Wednesday, February 4, 2009

I hate hard decisions, they're hard.

We all have things that we need to change in our lives. Most of us are aware of them, but choose not to make the changes for one reason or another. Other times we realize that we have to take immediate action no matter how painful or difficult it is going to be. I am at such a crossroads.

I realized that I am spending an enormous and unhealthy amount of time watching movies and television show. I knew I was watching too much, but when I realized how many hours in my week I was giving up I was devastated. I love TV so this is a painful discovery for me because I know for now I have to quit watching it completely. Cold turkey for my addiction.

I know all the reason to stop watching TV are great ones, more time with my kids, and my house will definitely benefit from it. Also cutting out the media garbage I have been feeding myself a daily dose of, along with more time for spiritual growth.

I used TV to euthanize myself from all the drama and trials of the last 2 years, and now I am in a place I can recognize it for what it is. A huge waste of my life. So this next month is going to be hard. I have to start thinking again. I remember the me that loves to be actively engaged in an activity, but finding her inside this lazy mind and body is the trick.

When I told my kids no more computer (we have no actual television) I expected howls of rage and dismay, they surprised me. First they made sure I was included in this scenario, and Second they started filling my day up for me with outings and books they wanted to read together.

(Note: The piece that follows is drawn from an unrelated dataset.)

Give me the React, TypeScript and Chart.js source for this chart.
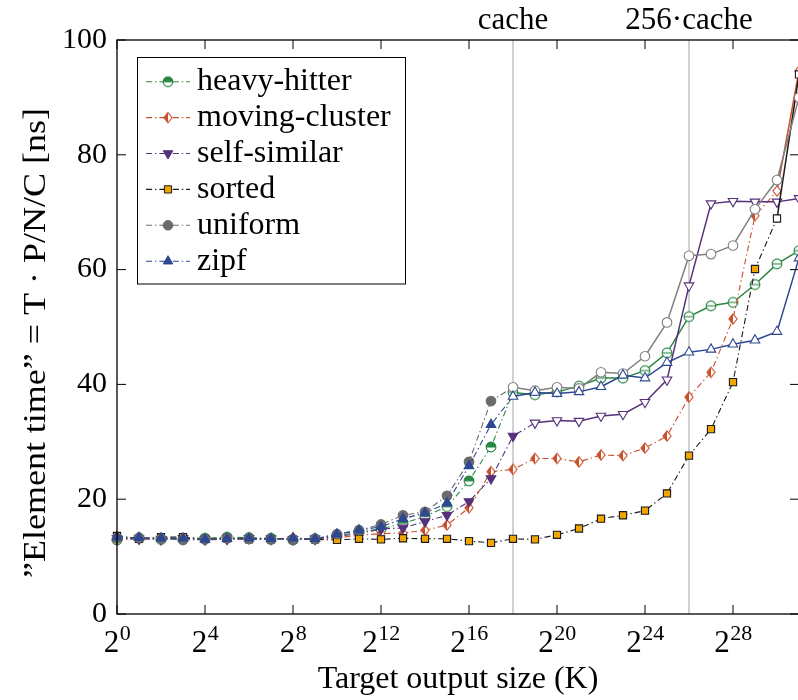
import React, { useEffect, useRef } from 'react';
import { Chart, registerables } from 'chart.js';
import { drawPoint } from 'chart.js/helpers';

Chart.register(...registerables);

// ---------- data ----------
const exponents = [0, 1, 2, 3, 4, 5, 6, 7, 8, 9, 10, 11, 12, 13, 14, 15, 16, 17, 18, 19, 20, 21, 22, 23, 24, 25, 26, 27, 28, 29, 30, 31];
const xTickExponents = [0, 4, 8, 12, 16, 20, 24, 28];
const yTickValues = [0, 20, 40, 60, 80, 100];
const cacheExponents = [18, 26];
const cacheLabels = ['cache', '256·cache'];
const seriesNames = ['heavy-hitter', 'moving-cluster', 'self-similar', 'sorted', 'uniform', 'zipf'];
const yTitle = '\u201DElement time\u201D = T \u00B7 P/N/C [ns]';
const xTitle = 'Target output size (K)';

const heavyHitter = [12.9, 13.2, 13.0, 13.1, 13.2, 13.4, 13.3, 13.2, 12.9, 13.1, 13.6, 14.3, 14.8, 15.8, 17.0, 18.7, 23.2, 29.1, 38.6, 38.2, 38.7, 39.7, 41.1, 41.1, 42.4, 45.5, 51.8, 53.7, 54.3, 57.4, 61.0, 63.3];
const movingCluster = [13.0, 13.1, 13.2, 13.0, 12.9, 13.0, 13.1, 13.0, 13.3, 13.0, 13.3, 13.7, 14.0, 14.1, 14.6, 15.5, 18.5, 24.8, 25.2, 27.1, 27.1, 26.5, 27.7, 27.6, 28.9, 31.0, 37.8, 42.1, 51.4, 69.4, 73.7, 94.6];
const selfSimilar = [13.2, 13.1, 13.0, 13.2, 13.0, 13.1, 13.2, 13.1, 13.0, 13.1, 13.5, 14.0, 14.8, 15.0, 16.1, 17.2, 19.6, 23.6, 31.0, 33.3, 33.7, 33.6, 34.5, 34.8, 36.9, 40.8, 57.2, 71.5, 71.9, 71.8, 71.8, 72.4];
const sortedSeries = [13.6, 13.1, 13.4, 13.4, 13.1, 13.2, 13.0, 13.0, 13.0, 13.0, 12.9, 13.1, 13.0, 13.2, 13.1, 13.1, 12.7, 12.4, 13.1, 13.0, 13.8, 14.9, 16.6, 17.2, 18.0, 21.0, 27.6, 32.2, 40.4, 60.1, 68.9, 94.0];
const uniform = [13.2, 13.3, 13.1, 12.9, 13.0, 13.2, 13.1, 13.0, 13.0, 13.1, 13.9, 14.6, 15.6, 17.2, 17.8, 20.6, 26.5, 37.1, 39.5, 38.9, 39.5, 39.3, 42.1, 41.9, 44.9, 50.8, 62.4, 62.7, 64.2, 70.5, 75.6, 90.0];
const zipf = [13.4, 13.3, 13.2, 13.2, 13.0, 13.1, 13.2, 13.1, 13.2, 13.1, 13.9, 14.6, 15.2, 16.6, 17.6, 19.3, 25.8, 33.0, 37.9, 38.6, 38.4, 38.7, 39.6, 41.6, 41.1, 43.8, 45.6, 46.1, 47.0, 47.7, 49.2, 62.0];

const seriesValues = [heavyHitter, movingCluster, selfSimilar, sortedSeries, uniform, zipf];

// ---------- styles ----------
const FONT = '"Liberation Serif", "Times New Roman", serif';
const DASH = [6, 3, 1.4, 3];
const styles = [
  { color: '#2a8745', hiColor: '#2a8745', marker: 'halfcircle', fill: '#2a8745', hiStart: 18, radius: 5 },
  { color: '#c9502c', hiColor: '#c9502c', marker: 'halfdiamond', fill: '#c9502c', hiStart: 30, radius: 5 },
  { color: '#56307a', hiColor: '#56307a', marker: 'triangle', rotation: 180, fill: '#56307a', hiStart: 19, radius: 5.5 },
  { color: '#1a1a1a', hiColor: '#1a1a1a', marker: 'rect', fill: '#f0a500', hiStart: 30, radius: 5.1 },
  { color: '#6b6b6b', hiColor: '#808080', marker: 'circle', fill: '#6b6b6b', hiStart: 18, radius: 4.8 },
  { color: '#2d4791', hiColor: '#2d4791', marker: 'triangle', rotation: 0, fill: '#2d4791', hiStart: 18, radius: 5.5 },
];

function makeCanvas(draw: (g: CanvasRenderingContext2D, c: number) => void) {
  const cv = document.createElement('canvas');
  cv.width = 14;
  cv.height = 14;
  const g = cv.getContext('2d')!;
  draw(g, 7);
  return cv;
}

function halfCircle(color: string, filled: boolean) {
  return makeCanvas((g, c) => {
    const r = 4.9;
    g.lineWidth = 1.1;
    g.beginPath();
    g.arc(c, c, r, 0, Math.PI * 2);
    g.fillStyle = '#fff';
    g.fill();
    if (filled) {
      g.beginPath();
      g.arc(c, c, r, Math.PI, Math.PI * 2);
      g.closePath();
      g.fillStyle = color;
      g.fill();
    }
    g.strokeStyle = color;
    g.beginPath();
    g.arc(c, c, r, 0, Math.PI * 2);
    g.stroke();
    g.beginPath();
    g.moveTo(c - r, c);
    g.lineTo(c + r, c);
    g.stroke();
  });
}

function halfDiamond(color: string, filled: boolean) {
  return makeCanvas((g, c) => {
    const hw = 4.1;
    const hh = 5.2;
    g.lineWidth = 1.1;
    g.beginPath();
    g.moveTo(c, c - hh);
    g.lineTo(c + hw, c);
    g.lineTo(c, c + hh);
    g.lineTo(c - hw, c);
    g.closePath();
    g.fillStyle = '#fff';
    g.fill();
    if (filled) {
      g.beginPath();
      g.moveTo(c, c - hh);
      g.lineTo(c, c + hh);
      g.lineTo(c - hw, c);
      g.closePath();
      g.fillStyle = color;
      g.fill();
    }
    g.strokeStyle = color;
    g.beginPath();
    g.moveTo(c, c - hh);
    g.lineTo(c + hw, c);
    g.lineTo(c, c + hh);
    g.lineTo(c - hw, c);
    g.closePath();
    g.stroke();
  });
}

function markerFor(i: number, hi: boolean): any {
  const s = styles[i];
  if (s.marker === 'halfcircle') return halfCircle(s.color, !hi);
  if (s.marker === 'halfdiamond') return halfDiamond(s.color, !hi);
  return s.marker;
}

const decor = {
  id: 'decor',
  beforeDatasetsDraw(chart: any) {
    const { ctx, chartArea: a, scales } = chart;
    ctx.save();
    ctx.strokeStyle = '#c2c2c2';
    ctx.lineWidth = 1.5;
    cacheExponents.forEach((e) => {
      const px = scales.x.getPixelForValue(e);
      ctx.beginPath();
      ctx.moveTo(px, a.top);
      ctx.lineTo(px, a.bottom);
      ctx.stroke();
    });
    ctx.restore();
  },
  afterDatasetsDraw(chart: any) {
    const { ctx, chartArea: a, scales } = chart;
    ctx.save();
    ctx.strokeStyle = '#000';
    ctx.lineWidth = 1.3;
    ctx.strokeRect(a.left, a.top, a.right - a.left, a.bottom - a.top);
    ctx.lineWidth = 1;
    const tl = 9;
    scales.x.ticks.forEach((t: any) => {
      const px = scales.x.getPixelForValue(t.value);
      ctx.beginPath();
      ctx.moveTo(px, a.bottom);
      ctx.lineTo(px, a.bottom - tl);
      ctx.moveTo(px, a.top);
      ctx.lineTo(px, a.top + tl);
      ctx.stroke();
    });
    scales.y.ticks.forEach((t: any) => {
      const py = scales.y.getPixelForValue(t.value);
      ctx.beginPath();
      ctx.moveTo(a.left, py);
      ctx.lineTo(a.left + tl, py);
      ctx.moveTo(a.right, py);
      ctx.lineTo(a.right - tl, py);
      ctx.stroke();
    });
    ctx.restore();
  },
  afterDraw(chart: any) {
    const { ctx, scales } = chart;
    ctx.save();
    ctx.fillStyle = '#000';
    // x tick labels with superscript exponents
    scales.x.ticks.forEach((t: any) => {
      const px = scales.x.getPixelForValue(t.value);
      const exp = String(t.value);
      ctx.font = `31px ${FONT}`;
      const wb = ctx.measureText('2').width;
      ctx.font = `22px ${FONT}`;
      const we = ctx.measureText(exp).width;
      const start = px - (wb + we) / 2;
      ctx.textAlign = 'left';
      ctx.textBaseline = 'alphabetic';
      ctx.font = `31px ${FONT}`;
      ctx.fillText('2', start, 652);
      ctx.font = `22px ${FONT}`;
      ctx.fillText(exp, start + wb + 0.5, 640);
    });
    // top labels for cache lines
    ctx.font = `31px ${FONT}`;
    ctx.textAlign = 'center';
    cacheExponents.forEach((e, i) => {
      const px = scales.x.getPixelForValue(e);
      ctx.fillText(cacheLabels[i], px, 29);
    });
    // y title
    ctx.save();
    ctx.font = `32px ${FONT}`;
    const w = ctx.measureText(yTitle).width;
    ctx.translate(45, 343);
    ctx.rotate(-Math.PI / 2);
    ctx.scale(Math.min(1.2, 470 / w), 1);
    ctx.textAlign = 'center';
    ctx.fillText(yTitle, 0, 0);
    ctx.restore();
    // legend
    const bx = 137.5, by = 57.5, bw = 268, bh = 226.5;
    ctx.fillStyle = '#fff';
    ctx.fillRect(bx, by, bw, bh);
    ctx.strokeStyle = '#000';
    ctx.lineWidth = 1;
    ctx.strokeRect(bx, by, bw, bh);
    seriesNames.forEach((name, i) => {
      const s = styles[i];
      const cy = 81.7 + i * 35.9;
      ctx.save();
      ctx.strokeStyle = s.color;
      ctx.lineWidth = 1.1;
      ctx.setLineDash(DASH);
      ctx.beginPath();
      ctx.moveTo(146, cy);
      ctx.lineTo(190, cy);
      ctx.stroke();
      ctx.setLineDash([]);
      ctx.fillStyle = s.fill;
      ctx.strokeStyle = s.color;
      ctx.lineWidth = 1;
      drawPoint(ctx, { pointStyle: markerFor(i, false), rotation: s.rotation || 0, radius: s.radius, borderWidth: 1 } as any, 168, cy);
      ctx.restore();
      ctx.fillStyle = '#000';
      ctx.font = `32px ${FONT}`;
      ctx.textAlign = 'left';
      ctx.textBaseline = 'alphabetic';
      ctx.fillText(name, 197, cy + 8.5);
    });
    ctx.restore();
  },
};

export default function App() {
  const ref = useRef<HTMLCanvasElement>(null);
  useEffect(() => {
    const datasets = seriesValues.map((vals, i) => {
      const s = styles[i];
      return {
        label: seriesNames[i],
        data: vals.map((v, k) => ({ x: exponents[k], y: v })),
        borderColor: s.color,
        borderWidth: 1.1,
        tension: 0,
        fill: false,
        clip: false as any,
        order: -i,
        pointStyle: vals.map((_, k) => markerFor(i, k >= s.hiStart)),
        pointRotation: s.rotation || 0,
        pointRadius: s.radius,
        pointHoverRadius: s.radius,
        pointBorderWidth: 1.1,
        pointBackgroundColor: vals.map((_, k) => (k >= s.hiStart ? '#fff' : s.fill)),
        pointBorderColor: vals.map((_, k) => (k >= s.hiStart ? s.hiColor : s.color)),
        segment: {
          borderDash: (c: any) => (c.p0DataIndex >= s.hiStart ? [] : DASH),
          borderWidth: (c: any) => (c.p0DataIndex >= s.hiStart ? 1.5 : 1.1),
          borderColor: (c: any) => (c.p0DataIndex >= s.hiStart ? s.hiColor : s.color),
        },
      };
    });
    const chart = new Chart(ref.current!, {
      type: 'line',
      data: { datasets },
      options: {
        animation: false,
        responsive: false,
        devicePixelRatio: 1,
        events: [],
        layout: { padding: { left: 0, right: 13, top: 40, bottom: 0 } },
        plugins: { legend: { display: false }, tooltip: { enabled: false } },
        scales: {
          x: {
            type: 'linear',
            min: 0,
            max: 31,
            grid: { display: false, drawTicks: false },
            border: { display: false },
            ticks: { display: false },
            afterBuildTicks: (scale: any) => {
              scale.ticks = xTickExponents.map((v) => ({ value: v }));
            },
            afterFit: (scale: any) => {
              scale.height = 86;
            },
            title: {
              display: true,
              text: xTitle,
              color: '#000',
              font: { family: FONT, size: 32 },
              padding: { top: 0, bottom: 1 },
            },
          },
          y: {
            min: 0,
            max: 100,
            grid: { display: false, drawTicks: false },
            border: { display: false },
            afterBuildTicks: (scale: any) => {
              scale.ticks = yTickValues.map((v) => ({ value: v }));
            },
            afterFit: (scale: any) => {
              scale.width = 117;
            },
            ticks: {
              color: '#000',
              font: { family: FONT, size: 30 },
              padding: 10,
            },
          },
        },
      } as any,
      plugins: [decor],
    });
    return () => chart.destroy();
  }, []);
  return (
    <div style={{ position: 'fixed', left: 0, top: 0, width: 798, height: 700, overflow: 'hidden', background: '#fff' }}>
      <canvas ref={ref} width={812} height={700} style={{ display: 'block', width: 812, height: 700 }} />
    </div>
  );
}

The part of me that doubted I could do this was instantly eradicated. My kids have been needing me, we have all been suffering. I am still worried.

Does this mean I will never watch TV again? Of course not. What it means is that until my life is in order, and full of actual life, I will just say no.

Notice that I didn't mention how much TV I was watching. That would be the shame and denial part of it all. I refuse to calculate exactly how much time I was devoting to my TV God. I feel guilty enough without knowing the exact number. So wish me luck. I am now going to shut down my computer to avoid backsliding. Love you all. Hope you don't think less of me.